The insurer’s research estimates that Britain’s export-focused businesses will lose between £12 billion and £25 billion (€13.5 billion – €27.3 billion) this year as a result of weak demand, increased red tape and the depreciation of sterling (-3% forecast for 2021).
Should the reality be at the upper end of those estimates it will equate to 1.1% in lost GDP, with mineral and metal products, machinery and electrical equipment, transport equipment, chemicals and textiles likely to be the hardest hit sectors.
The findings, published in “Brexiting in times of Covid-19”, come as British businesses prepare for the UK entering another recession amid the third national lockdown prompted by Covid-19 and for GDP to dip by 5.5% q/q in the first quarter.
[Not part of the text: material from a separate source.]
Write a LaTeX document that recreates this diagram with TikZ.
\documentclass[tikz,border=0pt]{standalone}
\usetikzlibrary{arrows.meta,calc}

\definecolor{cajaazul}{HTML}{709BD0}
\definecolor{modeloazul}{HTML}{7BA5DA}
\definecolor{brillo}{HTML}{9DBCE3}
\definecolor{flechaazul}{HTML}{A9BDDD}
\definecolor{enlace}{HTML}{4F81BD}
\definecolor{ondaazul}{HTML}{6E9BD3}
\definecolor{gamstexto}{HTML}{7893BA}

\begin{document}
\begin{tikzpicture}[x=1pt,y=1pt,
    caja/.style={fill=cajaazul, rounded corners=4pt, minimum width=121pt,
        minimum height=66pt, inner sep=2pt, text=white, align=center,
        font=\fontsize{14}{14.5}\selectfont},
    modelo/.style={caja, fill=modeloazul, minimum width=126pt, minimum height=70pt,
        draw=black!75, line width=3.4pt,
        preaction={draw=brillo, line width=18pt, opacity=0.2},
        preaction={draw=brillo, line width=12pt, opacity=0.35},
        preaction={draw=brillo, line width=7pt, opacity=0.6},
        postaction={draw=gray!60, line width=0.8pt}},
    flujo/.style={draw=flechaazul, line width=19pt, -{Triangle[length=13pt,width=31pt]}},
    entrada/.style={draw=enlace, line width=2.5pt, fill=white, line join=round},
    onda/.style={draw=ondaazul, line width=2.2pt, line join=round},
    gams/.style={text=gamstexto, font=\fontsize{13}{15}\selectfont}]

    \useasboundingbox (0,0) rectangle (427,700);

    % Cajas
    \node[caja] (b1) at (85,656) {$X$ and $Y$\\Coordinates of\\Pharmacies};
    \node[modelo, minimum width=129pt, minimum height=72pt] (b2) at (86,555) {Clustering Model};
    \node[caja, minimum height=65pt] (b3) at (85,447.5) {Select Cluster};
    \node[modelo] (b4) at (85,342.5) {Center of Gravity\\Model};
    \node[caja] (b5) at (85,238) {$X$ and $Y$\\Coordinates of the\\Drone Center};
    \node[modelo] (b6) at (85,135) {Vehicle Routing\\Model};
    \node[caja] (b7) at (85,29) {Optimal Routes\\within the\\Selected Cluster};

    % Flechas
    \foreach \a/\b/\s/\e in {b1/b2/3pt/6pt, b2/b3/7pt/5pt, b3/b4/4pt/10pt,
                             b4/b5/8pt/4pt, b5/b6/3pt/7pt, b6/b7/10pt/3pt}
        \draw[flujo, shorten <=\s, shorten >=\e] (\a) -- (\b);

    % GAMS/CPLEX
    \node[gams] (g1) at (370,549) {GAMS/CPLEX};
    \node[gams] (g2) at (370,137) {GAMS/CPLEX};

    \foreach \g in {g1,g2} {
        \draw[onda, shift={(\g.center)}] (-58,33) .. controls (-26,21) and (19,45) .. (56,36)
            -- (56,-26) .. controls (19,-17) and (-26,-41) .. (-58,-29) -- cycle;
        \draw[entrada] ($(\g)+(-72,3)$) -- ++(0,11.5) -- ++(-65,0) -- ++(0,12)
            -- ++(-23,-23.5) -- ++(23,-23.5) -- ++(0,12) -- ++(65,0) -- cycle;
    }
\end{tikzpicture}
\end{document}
Euler Hermes’ economists ultimately expect the pandemic and the Brexit transition period to limit GDP growth to +2.5% in 2021 before a further +7% increase the following year, meaning the UK economy won’t return to pre-crisis GDP levels until at least 2023.
It is better news for those EU exporters to the UK as the deal provides a period of six months where the UK will not impose tariffs on goods while it implements the necessary systems.
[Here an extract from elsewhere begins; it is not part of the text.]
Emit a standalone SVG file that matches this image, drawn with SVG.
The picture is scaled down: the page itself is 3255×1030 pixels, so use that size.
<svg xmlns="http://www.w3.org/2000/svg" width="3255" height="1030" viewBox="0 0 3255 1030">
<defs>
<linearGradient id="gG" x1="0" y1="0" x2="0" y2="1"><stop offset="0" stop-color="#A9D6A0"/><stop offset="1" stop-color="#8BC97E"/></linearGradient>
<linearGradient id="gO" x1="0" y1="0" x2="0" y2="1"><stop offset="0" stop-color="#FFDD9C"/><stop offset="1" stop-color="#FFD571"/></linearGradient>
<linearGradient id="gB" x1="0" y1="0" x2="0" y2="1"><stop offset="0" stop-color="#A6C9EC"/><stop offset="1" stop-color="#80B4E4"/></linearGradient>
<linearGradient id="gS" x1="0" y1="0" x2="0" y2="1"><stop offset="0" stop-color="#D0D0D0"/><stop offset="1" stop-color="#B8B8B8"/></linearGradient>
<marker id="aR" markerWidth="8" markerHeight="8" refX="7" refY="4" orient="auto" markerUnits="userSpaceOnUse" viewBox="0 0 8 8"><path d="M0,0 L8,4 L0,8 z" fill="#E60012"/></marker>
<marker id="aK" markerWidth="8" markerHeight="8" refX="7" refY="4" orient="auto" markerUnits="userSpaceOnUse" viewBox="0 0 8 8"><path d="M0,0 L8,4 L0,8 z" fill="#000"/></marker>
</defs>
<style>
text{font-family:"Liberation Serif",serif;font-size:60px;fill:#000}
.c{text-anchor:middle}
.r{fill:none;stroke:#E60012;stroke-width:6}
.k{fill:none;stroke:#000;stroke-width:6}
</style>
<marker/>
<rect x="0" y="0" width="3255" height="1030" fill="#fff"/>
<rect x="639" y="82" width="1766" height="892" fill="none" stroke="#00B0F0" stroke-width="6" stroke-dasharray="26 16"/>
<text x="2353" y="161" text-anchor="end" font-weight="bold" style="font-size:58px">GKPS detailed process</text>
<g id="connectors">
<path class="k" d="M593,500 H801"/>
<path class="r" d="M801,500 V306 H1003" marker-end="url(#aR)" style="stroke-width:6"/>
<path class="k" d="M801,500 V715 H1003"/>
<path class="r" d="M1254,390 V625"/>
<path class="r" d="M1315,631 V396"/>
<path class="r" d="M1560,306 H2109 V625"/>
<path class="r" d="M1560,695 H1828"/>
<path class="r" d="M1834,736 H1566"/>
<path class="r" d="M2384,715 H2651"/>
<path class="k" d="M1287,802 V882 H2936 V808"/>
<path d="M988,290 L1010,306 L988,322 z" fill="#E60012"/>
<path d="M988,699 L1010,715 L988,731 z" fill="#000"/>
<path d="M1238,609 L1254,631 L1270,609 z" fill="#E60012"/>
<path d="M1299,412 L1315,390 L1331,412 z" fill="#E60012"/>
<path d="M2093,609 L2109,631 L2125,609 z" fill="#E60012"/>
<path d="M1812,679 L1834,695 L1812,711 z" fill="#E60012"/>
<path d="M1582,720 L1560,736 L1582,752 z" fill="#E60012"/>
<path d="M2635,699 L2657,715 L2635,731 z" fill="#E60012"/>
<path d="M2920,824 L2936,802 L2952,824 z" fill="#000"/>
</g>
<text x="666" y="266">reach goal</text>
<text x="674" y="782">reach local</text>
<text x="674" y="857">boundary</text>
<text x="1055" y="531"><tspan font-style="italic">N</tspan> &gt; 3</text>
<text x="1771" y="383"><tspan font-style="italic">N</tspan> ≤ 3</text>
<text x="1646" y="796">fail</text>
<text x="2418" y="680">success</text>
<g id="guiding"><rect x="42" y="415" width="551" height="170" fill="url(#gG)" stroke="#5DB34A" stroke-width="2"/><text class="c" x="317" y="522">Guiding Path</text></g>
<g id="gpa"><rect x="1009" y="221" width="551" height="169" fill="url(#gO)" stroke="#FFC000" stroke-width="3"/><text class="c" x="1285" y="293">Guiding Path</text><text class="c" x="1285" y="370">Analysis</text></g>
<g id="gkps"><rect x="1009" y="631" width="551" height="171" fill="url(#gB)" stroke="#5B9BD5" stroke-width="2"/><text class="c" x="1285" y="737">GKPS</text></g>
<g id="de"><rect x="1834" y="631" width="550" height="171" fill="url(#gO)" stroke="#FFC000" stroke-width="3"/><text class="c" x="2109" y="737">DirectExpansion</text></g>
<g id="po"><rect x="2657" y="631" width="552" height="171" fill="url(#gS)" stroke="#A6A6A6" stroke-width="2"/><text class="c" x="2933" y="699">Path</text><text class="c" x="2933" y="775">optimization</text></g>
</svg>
Euler Hermes said its initial forecast that €18 billion of EU exports to the UK could be lost in the first year following Brexit would be almost reduced by almost 50%.
“The six-month transition period may halve these losses to less than €10 billion,” it explained. “Germany (€2 billion), the Netherlands (€1.2 billion), France (€0.9 billion), Belgium (€0.7 billion) and Italy (€0.6 billion) would continue to be the hardest hit – even if the losses represent less than 0.5% of their total exports.”
Ms Boata added: “While the deal is more advantageous than other free trade agreements as it offers zero tariffs for goods, non-tariff barriers could eventually amount up to 10% due to the exit from the Customs Union. Industries like financial services are also still waiting for an ‘equivalence status’ from the EU, which could take longer than the six months planned.
“The Covid-19 crisis provides some leeway for policy support to absorb the negative impact from Brexit through higher infrastructure spending at the border but also measures to preserve purchasing power for UK consumers, but we expect the UK’s GDP to remain -2% below pre-crisis levels at the end of 2022.”
The insurer added while the figures present a period of difficulty for UK exporters, concerns regarding supply chain continuity are likely to be less severe than previously thought – largely as a result of the pandemic. A recent supply chain survey by Euler Hermes found that UK companies were already seeking to bring their supply chain closer to home, with more than a third (35%) looking for domestic suppliers – a significantly higher rate than in countries including France, Germany and Italy.